ワシントンポスト紙がトルコ政府関係者の話として報じたところによると、サウジ国籍のジャーナリスト、ジャマル・カショギ氏(Jamal Khashoggi)が、10月2日にイスタンブールにあるサウジ総領事館に入館後に行方不明となった問題について、トルコ政府は殺害を裏付ける音声とビデオテープがあることを米政府高官に告げたという。
音声は総領事館内部から録音されたもので、匿名の関係者によると、カショギ氏とアラビア語を話す複数の男性の声が記録されており、「彼(カショギ氏)がどのように尋問、拷問、殺害されたか聞くことができる」という。また別の人物は 「カショギ氏が暴行される様子を聞くことができる」と述べている。
テープの存在は、サウジ政府がカショギ氏を殺害したとするトルコ政府の主張を説明するものだが、トルコ国内における外国組織に対するのスパイ活動があきらかになるのを恐れ、トルコ政府高官はテープの公開を警戒しているという。米政府高官がビデオまたは音声テープを視聴したかは不明だが、トルコ政府関係者は米国側にテープの内容を伝えているという。
11日、トランプ大統領はFOXニュースのインタビューに電話で出演。カショギ氏の失踪に関し、上院議員らが米国からの武器販売の制限など、制裁を視野に入れた調査を求めていることについて聞かれ、「それは我々に損害を与えることになると思う。我々は仕事があり、この国で起きることと多くのことで繋がっている。かつてないほど経済的に良い関係にある」と述べ、「一部は皆が必要とする防衛システムのために行なっている。率直に言って、我々の国にとってとても難しい事柄だ」と、サウジ側の犯行であった場合の対応について、明言を避けた。
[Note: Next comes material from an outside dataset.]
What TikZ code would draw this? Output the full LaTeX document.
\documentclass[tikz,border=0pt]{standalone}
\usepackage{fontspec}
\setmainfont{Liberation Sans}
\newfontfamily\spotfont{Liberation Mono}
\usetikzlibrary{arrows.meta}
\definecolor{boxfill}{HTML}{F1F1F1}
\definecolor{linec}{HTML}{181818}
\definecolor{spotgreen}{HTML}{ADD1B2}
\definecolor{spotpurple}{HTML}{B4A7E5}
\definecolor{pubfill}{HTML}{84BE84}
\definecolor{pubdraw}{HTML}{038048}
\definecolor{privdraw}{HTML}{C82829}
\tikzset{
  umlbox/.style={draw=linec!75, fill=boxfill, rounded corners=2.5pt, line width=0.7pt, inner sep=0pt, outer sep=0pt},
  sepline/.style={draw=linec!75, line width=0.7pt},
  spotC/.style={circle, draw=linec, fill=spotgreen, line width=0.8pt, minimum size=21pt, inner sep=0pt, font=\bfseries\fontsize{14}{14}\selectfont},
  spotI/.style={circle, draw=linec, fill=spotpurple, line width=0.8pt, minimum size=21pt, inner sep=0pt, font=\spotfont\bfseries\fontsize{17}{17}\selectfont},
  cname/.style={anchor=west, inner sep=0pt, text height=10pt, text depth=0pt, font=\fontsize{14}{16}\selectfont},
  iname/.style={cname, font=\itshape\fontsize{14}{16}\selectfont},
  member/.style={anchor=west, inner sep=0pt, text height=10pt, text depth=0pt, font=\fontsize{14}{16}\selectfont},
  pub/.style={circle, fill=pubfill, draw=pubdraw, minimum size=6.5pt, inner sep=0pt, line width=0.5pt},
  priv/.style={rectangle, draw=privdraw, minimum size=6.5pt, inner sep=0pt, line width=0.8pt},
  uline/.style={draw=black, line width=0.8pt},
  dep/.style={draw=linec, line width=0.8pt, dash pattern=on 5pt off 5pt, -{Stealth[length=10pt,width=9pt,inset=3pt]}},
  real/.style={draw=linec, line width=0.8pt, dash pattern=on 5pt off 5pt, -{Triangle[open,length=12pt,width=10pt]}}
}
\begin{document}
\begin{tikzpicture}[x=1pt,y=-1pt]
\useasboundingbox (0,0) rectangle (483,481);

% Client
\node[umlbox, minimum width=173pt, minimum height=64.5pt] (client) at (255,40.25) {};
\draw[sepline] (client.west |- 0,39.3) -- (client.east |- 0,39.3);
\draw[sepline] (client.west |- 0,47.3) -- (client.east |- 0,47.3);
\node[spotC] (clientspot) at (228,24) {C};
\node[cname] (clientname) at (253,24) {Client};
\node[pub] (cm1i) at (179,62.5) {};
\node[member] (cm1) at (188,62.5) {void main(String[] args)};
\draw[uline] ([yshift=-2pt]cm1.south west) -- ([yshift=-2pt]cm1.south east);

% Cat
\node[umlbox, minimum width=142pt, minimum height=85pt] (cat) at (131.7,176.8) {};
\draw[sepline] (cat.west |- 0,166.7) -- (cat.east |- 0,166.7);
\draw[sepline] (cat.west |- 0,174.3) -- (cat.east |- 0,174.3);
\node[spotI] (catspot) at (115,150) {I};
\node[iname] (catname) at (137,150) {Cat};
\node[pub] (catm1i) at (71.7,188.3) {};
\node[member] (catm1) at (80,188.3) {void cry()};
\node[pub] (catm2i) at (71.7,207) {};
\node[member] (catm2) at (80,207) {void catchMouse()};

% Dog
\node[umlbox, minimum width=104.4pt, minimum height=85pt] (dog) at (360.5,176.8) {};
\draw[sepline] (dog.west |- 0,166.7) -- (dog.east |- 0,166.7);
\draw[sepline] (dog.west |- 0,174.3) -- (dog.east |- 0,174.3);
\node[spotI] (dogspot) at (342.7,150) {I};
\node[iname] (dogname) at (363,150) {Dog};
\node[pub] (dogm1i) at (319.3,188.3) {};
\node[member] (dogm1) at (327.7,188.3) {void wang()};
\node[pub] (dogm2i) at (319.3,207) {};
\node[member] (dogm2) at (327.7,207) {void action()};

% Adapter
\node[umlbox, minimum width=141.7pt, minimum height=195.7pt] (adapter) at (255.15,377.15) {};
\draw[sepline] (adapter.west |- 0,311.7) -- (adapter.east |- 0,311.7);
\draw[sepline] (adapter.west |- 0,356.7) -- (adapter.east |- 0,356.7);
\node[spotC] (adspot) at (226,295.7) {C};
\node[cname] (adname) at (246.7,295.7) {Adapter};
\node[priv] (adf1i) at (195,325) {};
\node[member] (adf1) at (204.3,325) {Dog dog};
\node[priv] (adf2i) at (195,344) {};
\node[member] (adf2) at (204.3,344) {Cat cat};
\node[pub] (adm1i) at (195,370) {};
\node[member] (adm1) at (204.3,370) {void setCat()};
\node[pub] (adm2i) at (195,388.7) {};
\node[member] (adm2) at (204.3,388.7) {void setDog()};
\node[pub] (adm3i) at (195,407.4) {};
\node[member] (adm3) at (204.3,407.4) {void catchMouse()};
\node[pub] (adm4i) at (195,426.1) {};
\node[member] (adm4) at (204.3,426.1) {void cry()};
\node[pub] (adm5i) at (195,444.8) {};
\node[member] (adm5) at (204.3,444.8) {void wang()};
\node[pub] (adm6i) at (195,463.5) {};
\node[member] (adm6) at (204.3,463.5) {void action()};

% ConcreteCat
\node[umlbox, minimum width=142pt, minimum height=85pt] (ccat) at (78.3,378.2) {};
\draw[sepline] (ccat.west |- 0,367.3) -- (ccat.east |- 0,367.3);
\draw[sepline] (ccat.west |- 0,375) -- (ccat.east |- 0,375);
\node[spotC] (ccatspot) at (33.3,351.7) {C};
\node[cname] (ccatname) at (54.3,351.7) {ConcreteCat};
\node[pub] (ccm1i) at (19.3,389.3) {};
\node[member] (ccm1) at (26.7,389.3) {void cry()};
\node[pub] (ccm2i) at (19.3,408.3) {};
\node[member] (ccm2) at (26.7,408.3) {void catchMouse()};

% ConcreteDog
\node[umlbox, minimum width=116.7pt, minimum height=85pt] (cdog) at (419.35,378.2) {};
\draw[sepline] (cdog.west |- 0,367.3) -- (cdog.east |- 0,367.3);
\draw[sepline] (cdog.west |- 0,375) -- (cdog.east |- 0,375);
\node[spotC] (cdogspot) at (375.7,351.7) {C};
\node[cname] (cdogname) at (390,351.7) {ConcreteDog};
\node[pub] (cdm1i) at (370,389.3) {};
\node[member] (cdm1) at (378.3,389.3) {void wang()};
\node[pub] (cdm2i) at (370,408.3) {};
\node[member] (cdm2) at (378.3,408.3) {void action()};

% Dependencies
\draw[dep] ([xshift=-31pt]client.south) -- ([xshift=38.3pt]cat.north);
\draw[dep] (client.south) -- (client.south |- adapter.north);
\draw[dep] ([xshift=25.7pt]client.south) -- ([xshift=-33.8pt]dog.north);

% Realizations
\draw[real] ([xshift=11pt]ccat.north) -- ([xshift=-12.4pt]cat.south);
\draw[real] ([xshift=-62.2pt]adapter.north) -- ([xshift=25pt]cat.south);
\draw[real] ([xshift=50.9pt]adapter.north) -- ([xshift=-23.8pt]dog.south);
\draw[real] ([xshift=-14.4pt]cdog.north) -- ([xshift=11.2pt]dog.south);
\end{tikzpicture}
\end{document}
これまで、サルマン皇太子を含むサウジ政府関係者は、疑惑を否定し、カショギ氏は総領事館に入館後、間もなく建物を後にしたと主張。ホワイトハウスは、ジョン・ボルトン大統領補佐官(安全保障問題担当)とジャレッド・クシュナー大統領上級顧問、マイク・ポンペオ国務長官が皇太子と話し合いを行なっているとしている。